I can’t critique the full game since I have not finished it, and unfortunately, I’m not sure how likely that will be. Anyways, talk about a game that goes from awesome RPG goodness to a pure bore of the slog +2…
Let’s start with the good parts. The intro, like the first Icewind Dale, is great and gets me into the adventure headspace immediately. Creating the characters for your party is fun – especially now considering the engine was updated to D&D 3.0 edition rule set (which is my favorite version) from 2.0. The prologue and the first chapter have a magnificent feel to them, a freezing old town under siege by goblins and orcs. Mercenaries and guards are all over the place, and with an exciting narrative that steers towards conspiracy and treason.
With the siege lifted, and the imminent danger averted, you get hired as a proper adventuring party. You now set out to kill the orcs and goblins once and for all. Well, considering its greenskins they always find a way to come back in greater numbers. But anyway, this part is pure bliss from a D&D viewpoint, at least for me. Low-level adventure enjoyment – low on cash/resources and most of your group still have to depend on non-magical items and weapons. Not only that, the quest and the overall narrative feel significant and grounded. It just has this classic adventure mark stamped all over.
Then comes chapter 2, and here I am. Not exactly stuck, but my willingness to continue has waned to nothingness. After the defeated greenskin menace, you get called to do another task – non-surprising, it wasn’t the boys in green behind the attack. It was some kind of foul demon. All is well and good so far, I mean that is why we are here right? To fight whatever threat we get hired to get rid of. And we are much stronger now as a group.

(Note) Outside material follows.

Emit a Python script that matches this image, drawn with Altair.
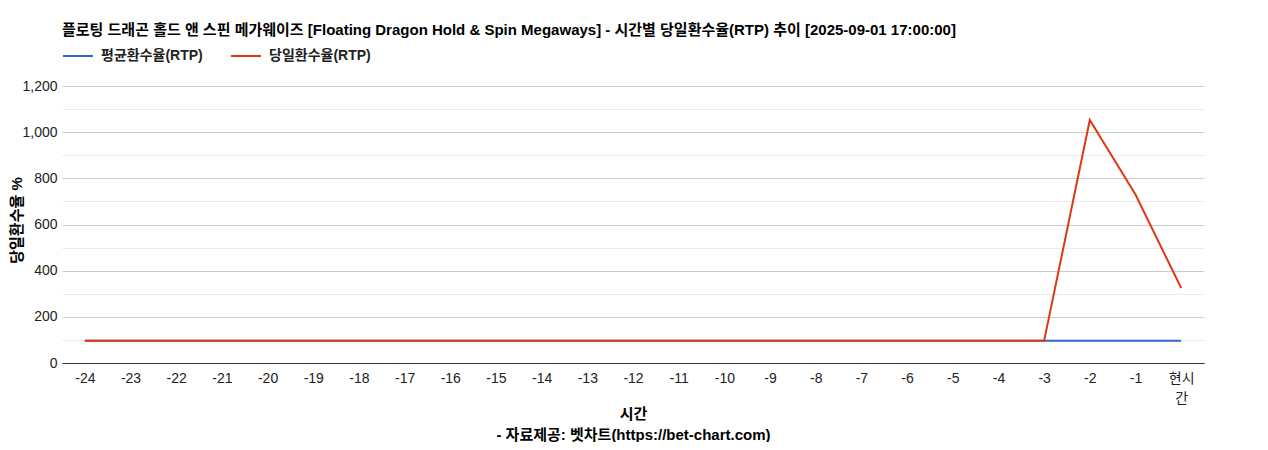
import altair as alt
import pandas as pd

hours = ["-24", "-23", "-22", "-21", "-20", "-19", "-18", "-17", "-16", "-15", "-14", "-13",
         "-12", "-11", "-10", "-9", "-8", "-7", "-6", "-5", "-4", "-3", "-2", "-1", "현시간"]
avg_rtp = [96] * 25
daily_rtp = [96] * 22 + [1053, 730, 325]

series_names = ["평균환수율(RTP)", "당일환수율(RTP)"]
series_colors = ["#3366cc", "#dc3912"]

rows = []
for h, a, d in zip(hours, avg_rtp, daily_rtp):
    rows.append({"hour": h, "series": series_names[0], "value": a})
    rows.append({"hour": h, "series": series_names[1], "value": d})
df = pd.DataFrame(rows)

FONT = "Liberation Sans, Arial, Noto Sans CJK KR"

x_enc = alt.X(
    "hour:N",
    sort=hours,
    scale=alt.Scale(type="point", padding=0.5),
    axis=alt.Axis(
        title=["시간", "- 자료제공: 벳차트(https://bet-chart.com)"],
        titleFontWeight="bold",
        titleFontSize=15,
        titleColor="#000",
        titlePadding=1,
        titleLineHeight=21,
        labelAngle=0,
        labelFontSize=14,
        labelColor="#222",
        labelPadding=8,
        labelExpr="datum.label == '현시간' ? ['현시', '간'] : datum.label",
        labelLineHeight=20,
        ticks=False,
        domainColor="#333",
        grid=False,
    ),
)
y_enc = alt.Y(
    "value:Q",
    scale=alt.Scale(domain=[0, 1200], nice=False),
    axis=alt.Axis(
        title="당일환수율 %",
        titleFontWeight="bold",
        titleFontSize=15,
        titleColor="#000",
        titleX=-38,
        titleY=134,
        titleAlign="center",
        titleAngle=270,
        values=list(range(0, 1201, 100)),
        labelExpr="datum.value % 200 === 0 ? format(datum.value, ',') : ''",
        labelFontSize=14,
        labelColor="#222",
        labelPadding=5,
        ticks=False,
        domain=False,
        gridColor={"condition": {"test": "datum.value % 200 === 0", "value": "#cccccc"}, "value": "#ebebeb"},
        gridWidth=1,
    ),
)
color_enc = alt.Color(
    "series:N",
    scale=alt.Scale(domain=series_names, range=series_colors),
    legend=alt.Legend(
        title=None,
        orient="none",
        legendX=0,
        legendY=-46,
        direction="horizontal",
        symbolType="stroke",
        symbolSize=900,
        symbolStrokeWidth=2,
        labelFontSize=14,
        labelFontWeight="bold",
        labelColor="#222",
        columnPadding=24,
        labelOffset=7,
    ),
)

base = alt.Chart(df).encode(x=x_enc, y=y_enc, color=color_enc)
blue = base.transform_filter(alt.datum.series == series_names[0]).mark_line(strokeWidth=2)
red = base.transform_filter(alt.datum.series == series_names[1]).mark_line(strokeWidth=2)

chart = alt.layer(blue, red).properties(
    width=1142,
    height=277,
    autosize=alt.AutoSizeParams(type="none"),
    padding={"left": 54, "top": 78, "right": 56, "bottom": 79},
    title=alt.TitleParams(
        "플로팅 드래곤 홀드 앤 스핀 메가웨이즈 [Floating Dragon Hold & Spin Megaways] - 시간별 당일환수율(RTP) 추이 [2025-09-01 17:00:00]",
        anchor="start",
        frame="group",
        fontSize=15,
        fontWeight="bold",
        color="#000",
        offset=2,
    ),
).configure(font=FONT).configure_view(stroke=None)

chart.save("out.html", embed_options={"renderer": "svg", "actions": False})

We have to board a zeppelin that will take us across a mountain pass, and to the surprise of nobody, it goes down. We crash-land in some kind of weird hilly ice area, and it’s here when the game gets way too “gamey” for my taste. You see, we somehow managed to crash right smack down into a zone, mind you, a rather small zone, filled to the brim with werewolves, evil cultists, giants, and what not. I know this is fantasy, so creatures a-plenty are expected, but nothing of this makes sense. How do they all live out here, and what are the odds we would land right here where our plot needs to go?
After this area has been dealt with, you are taken to another frozen location (snow blindness starts to set for real at this point) and it’s some kind of cultist labyrinth that makes even less sense. Monsters perhaps I can understand making a living for themselves somehow since they are after all monsters. But these cultists are mostly humans – how do they eat, and above all, how do they not freeze to death? The game is also turning into a slog at this point, at one junction I had to fight three bosses in a row. One of the bosses is the demon we got introduced to at the end of the first chapter – the big bad female one. And we already get to dispose of her? Alright then. I’m still slogging through this because I’m thinking the next part must be better. I found the items needed to repair the airship, or so I’m thinking at least, but now comes the part that broke me.
The Ice Temple.
Behind the demon lady, you had to kill is an opening to a temple of ice, and this house of worship is filled to the brim with mobs – which takes the slogging action to a whole new level. Besides that, the environment consists of frozen blue ice all over – endless corridors with blue-cut ice and monsters. And this area just makes the issue of how they are even living here much worse. Here you get to see barracks, kitchens, all that kind of stuff, cut out into the ice. Are you to tell me they sleep in sub-zero temperatures on cots, and what do they cook for food, ice? I know this is a bit nit-picky maybe, but stuff like this annoys me to no end when there has been no real effort to make the location in question seem even a bit plausible. You can only suspend your disbelief for so long.
And here I am. Not stuck, but I can’t muster the energy to get through it. I mean, I want to, because beyond the Ice temple I’m sure the game will be great again. However, it’s so boring now. I talked to a friend about it – apparently, there is an annoying puzzle to be solved too, if my suffering wasn’t enough already. That doesn’t spell promise for me. Maybe one day I will get back to it, and I finally get to finish the series. I loved the original game and completed it, even if the last boss was a real pain in the neck for me.